◆ Set exercise
Copy exactly, and only, the lines below from the first through the one containing "const pentictonFreq = [2800];", both included; pictures are omitted.

◆ Collected data
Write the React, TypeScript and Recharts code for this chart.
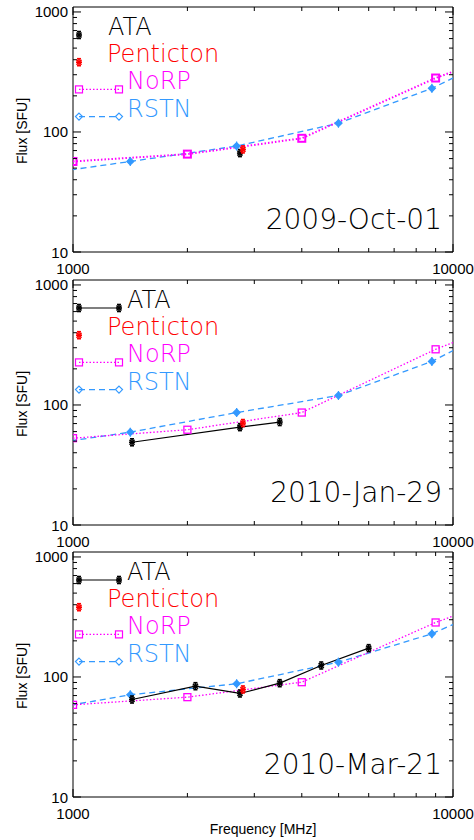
import React from 'react';
import { LineChart, Line, XAxis, YAxis, ReferenceArea } from 'recharts';

// frequencies in MHz, fluxes in SFU
const norpFreq = [1000, 2000, 4000, 9000, 17000];
const rstnFreq = [610, 1415, 2695, 4995, 8800, 15400];
const pentictonFreq = [2800];

const ataFreqOct01 = [2750];
const ataOct01 = [66.7];
const pentictonOct01 = [71.6];
const norpOct01 = [56.8, 65.4, 88.6, 281.6, 586];
const rstnOct01 = [39, 56.8, 76.3, 118.3, 231, 550];

const ataFreqJan29 = [1430, 2750, 3500];
const ataJan29 = [48.9, 65.4, 72.1];
const pentictonJan29 = [70.7];
const norpJan29 = [52.9, 62.2, 86.5, 291, 632];
const rstnJan29 = [40.3, 59.4, 86.5, 120, 230.6, 571];

const ataFreqMar21 = [1430, 2100, 2750, 3500, 4500, 6000];
const ataMar21 = [64.9, 83.8, 72.9, 88.8, 124.7, 173.8];
const pentictonMar21 = [78.7];
const norpMar21 = [58.6, 67.9, 90.5, 284.6, 594];
const rstnMar21 = [44.7, 71.1, 87.8, 132.9, 229, 501];

const xTicks = [1000, 2000, 3000, 4000, 5000, 6000, 7000, 8000, 9000, 10000];
const xLabels = [1000, 10000];
const yTicks = [10, 20, 30, 40, 50, 60, 70, 80, 90, 100, 200, 300, 400, 500, 600, 700, 800, 900, 1000];
const yLabels = [10, 100, 1000];
const legendNames = ['ATA', 'Penticton', 'NoRP', 'RSTN'];

const W = 474;
const PLOT_L = 73;
const PLOT_W = 380;
const PLOT_H = 245;
const PAD = 7;

const BLACK = '#000000';
const RED = '#ff0000';
const MAGENTA = '#ff00ff';
const BLUE = '#3399ff';
const tickFont = "'Liberation Sans', Arial, sans-serif";
const bigFont = "'DejaVu Sans ExtraLight', 'DejaVu Sans', sans-serif";

const pts = (fs: number[], vs: number[]) => fs.map((f, i) => ({ f, v: vs[i] }));

function XTick({ x, y, payload }: any) {
  const major = xLabels.includes(payload.value);
  const len = major ? 8 : 4;
  return (
    <g>
      <line x1={x} y1={y} x2={x} y2={y - len} stroke={BLACK} />
      <line x1={x} y1={y - PLOT_H} x2={x} y2={y - PLOT_H + len} stroke={BLACK} />
      {major && (
        <text x={x} y={y + 22} textAnchor="middle" fontSize={15} fontFamily={tickFont} fill={BLACK}>
          {payload.value}
        </text>
      )}
    </g>
  );
}

function YTick({ x, y, payload }: any) {
  const major = yLabels.includes(payload.value);
  const len = major ? 8 : 4;
  return (
    <g>
      <line x1={x} y1={y} x2={x + len} y2={y} stroke={BLACK} />
      <line x1={x + PLOT_W - len} y1={y} x2={x + PLOT_W} y2={y} stroke={BLACK} />
      {major && (
        <text x={x - 5} y={y + 5.5} textAnchor="end" fontSize={15} fontFamily={tickFont} fill={BLACK}>
          {payload.value}
        </text>
      )}
    </g>
  );
}

// asterisk symbol with a tiny error bar, as IDL psym=2 with errplot
function Star({ cx, cy, color }: { cx: number; cy: number; color: string }) {
  return (
    <g stroke={color} strokeWidth={1.6} fill="none">
      <line x1={cx} y1={cy - 3.5} x2={cx} y2={cy + 3.5} />
      <line x1={cx - 2} y1={cy - 3.5} x2={cx + 2} y2={cy - 3.5} />
      <line x1={cx - 2} y1={cy + 3.5} x2={cx + 2} y2={cy + 3.5} />
      <line x1={cx - 2.5} y1={cy - 2.5} x2={cx + 2.5} y2={cy + 2.5} />
      <line x1={cx - 2.5} y1={cy + 2.5} x2={cx + 2.5} y2={cy - 2.5} />
      <line x1={cx - 3} y1={cy} x2={cx + 3} y2={cy} />
    </g>
  );
}

function Square({ cx, cy, sw }: { cx: number; cy: number; sw: number }) {
  return <rect x={cx - 3.5} y={cy - 3.5} width={7} height={7} fill="none" stroke={MAGENTA} strokeWidth={sw} />;
}

function Diamond({ cx, cy, filled }: { cx: number; cy: number; filled: boolean }) {
  return (
    <g stroke={BLUE} strokeWidth={1.2} fill={filled ? BLUE : 'none'}>
      <path d={`M${cx},${cy - 3.5}L${cx + 3.5},${cy}L${cx},${cy + 3.5}L${cx - 3.5},${cy}Z`} />
      {filled && <line x1={cx} y1={cy - 4.5} x2={cx} y2={cy + 4.5} />}
    </g>
  );
}

function Overlay({ date, ataLine, xTitle }: { date: string; ataLine: boolean; xTitle: boolean }) {
  const base = (i: number) => PAD + 28 + 27.2 * i;
  const x0 = 79;
  const x1 = 119;
  return (
    <svg width={W} height={PAD + PLOT_H + (xTitle ? 43 : 28)} style={{ position: 'absolute', left: 0, top: 0, pointerEvents: 'none' }}>
      {ataLine && <line x1={x0} y1={base(0)} x2={x1} y2={base(0)} stroke={BLACK} strokeWidth={1.2} />}
      <Star cx={x0} cy={base(0)} color={BLACK} />
      {ataLine && <Star cx={x1} cy={base(0)} color={BLACK} />}
      <Star cx={x0} cy={base(1)} color={RED} />
      <line x1={x0} y1={base(2)} x2={x1} y2={base(2)} stroke={MAGENTA} strokeWidth={1.3} strokeDasharray="1.5 2" />
      <Square cx={x0} cy={base(2)} sw={1.2} />
      <Square cx={x1} cy={base(2)} sw={1.2} />
      <line x1={x0} y1={base(3)} x2={x1} y2={base(3)} stroke={BLUE} strokeWidth={1.3} strokeDasharray="6 4" />
      <Diamond cx={x0} cy={base(3)} filled={false} />
      <Diamond cx={x1} cy={base(3)} filled={false} />
      <g fontFamily={bigFont} fontWeight={200} fontSize={24}>
        <text x={ataLine ? 127 : 108} y={base(0)} fill={BLACK}>{legendNames[0]}</text>
        <text x={107} y={base(1)} fill={RED}>{legendNames[1]}</text>
        <text x={127} y={base(2)} fill={MAGENTA}>{legendNames[2]}</text>
        <text x={127} y={base(3)} fill={BLUE}>{legendNames[3]}</text>
      </g>
      <text x={442} y={PAD + 221.5} textAnchor="end" fontFamily={bigFont} fontWeight={200} fontSize={28} fill={BLACK}>
        {date}
      </text>
      <text
        transform={`translate(22, ${PAD + 124}) rotate(-90)`}
        textAnchor="middle"
        dominantBaseline="central"
        fontFamily={tickFont}
        fontSize={14}
        fill={BLACK}
      >
        Flux [SFU]
      </text>
      {xTitle && (
        <text x={PLOT_L + PLOT_W / 2} y={PAD + PLOT_H + 37} textAnchor="middle" fontFamily={tickFont} fontSize={14} fill={BLACK}>
          Frequency [MHz]
        </text>
      )}
    </svg>
  );
}

type PanelProps = {
  top: number;
  date: string;
  ataF: number[];
  ata: number[];
  pent: number[];
  norp: number[];
  rstn: number[];
  norpWidth: number;
  xTitle?: boolean;
};

function Panel({ top, date, ataF, ata, pent, norp, rstn, norpWidth, xTitle = false }: PanelProps) {
  const xh = xTitle ? 43 : 28;
  const h = PAD + PLOT_H + xh;
  return (
    <div style={{ position: 'absolute', left: 0, top: top - PAD, width: W, height: h }}>
      <LineChart width={W} height={h} margin={{ top: PAD, right: W - PLOT_L - PLOT_W, bottom: 0, left: 0 }}>
        <XAxis
          type="number"
          dataKey="f"
          scale="log"
          domain={[1000, 10000]}
          allowDataOverflow
          ticks={xTicks}
          interval={0}
          tick={<XTick />}
          tickLine={false}
          axisLine={false}
          tickSize={0}
          tickMargin={0}
          height={xh}
        />
        <YAxis
          type="number"
          dataKey="v"
          scale="log"
          domain={[10, 1100]}
          allowDataOverflow
          ticks={yTicks}
          interval={0}
          tick={<YTick />}
          tickLine={false}
          axisLine={false}
          tickSize={0}
          tickMargin={0}
          width={PLOT_L}
        />
        <ReferenceArea x1={1000} x2={10000} y1={10} y2={1100} fill="none" fillOpacity={0} stroke={BLACK} strokeWidth={1} />
        <Line
          data={pts(rstnFreq, rstn)}
          dataKey="v"
          stroke={BLUE}
          strokeWidth={1.3}
          strokeDasharray="6 4"
          dot={(p: any) => <Diamond key={`r${p.index}`} cx={p.cx} cy={p.cy} filled />}
          isAnimationActive={false}
        />
        <Line
          data={pts(norpFreq, norp)}
          dataKey="v"
          stroke={MAGENTA}
          strokeWidth={norpWidth}
          strokeDasharray="1.5 2"
          dot={(p: any) => <Square key={`n${p.index}`} cx={p.cx} cy={p.cy} sw={norpWidth} />}
          isAnimationActive={false}
        />
        <Line
          data={pts(ataF, ata)}
          dataKey="v"
          stroke={BLACK}
          strokeWidth={1.2}
          dot={(p: any) => <Star key={`a${p.index}`} cx={p.cx} cy={p.cy} color={BLACK} />}
          isAnimationActive={false}
        />
        <Line
          data={pts(pentictonFreq, pent)}
          dataKey="v"
          stroke="none"
          dot={(p: any) => <Star key={`p${p.index}`} cx={p.cx} cy={p.cy} color={RED} />}
          isAnimationActive={false}
        />
      </LineChart>
      <Overlay date={date} ataLine={ataF.length > 1} xTitle={xTitle} />
    </div>
  );
}

export default function App() {
  return (
    <div style={{ position: 'absolute', left: 0, top: 0, width: W, height: 840, overflow: 'hidden', background: '#fff' }}>
      <Panel top={7} date="2009-Oct-01" ataF={ataFreqOct01} ata={ataOct01} pent={pentictonOct01} norp={norpOct01} rstn={rstnOct01} norpWidth={2} />
      <Panel top={280} date="2010-Jan-29" ataF={ataFreqJan29} ata={ataJan29} pent={pentictonJan29} norp={norpJan29} rstn={rstnJan29} norpWidth={1.3} />
      <Panel top={552} date="2010-Mar-21" ataF={ataFreqMar21} ata={ataMar21} pent={pentictonMar21} norp={norpMar21} rstn={rstnMar21} norpWidth={1.3} xTitle />
    </div>
  );
}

◆ Solution for this exercise
Write the React, TypeScript and Recharts code for this chart.
import React from 'react';
import { LineChart, Line, XAxis, YAxis, ReferenceArea } from 'recharts';

// frequencies in MHz, fluxes in SFU
const norpFreq = [1000, 2000, 4000, 9000, 17000];
const rstnFreq = [610, 1415, 2695, 4995, 8800, 15400];
const pentictonFreq = [2800];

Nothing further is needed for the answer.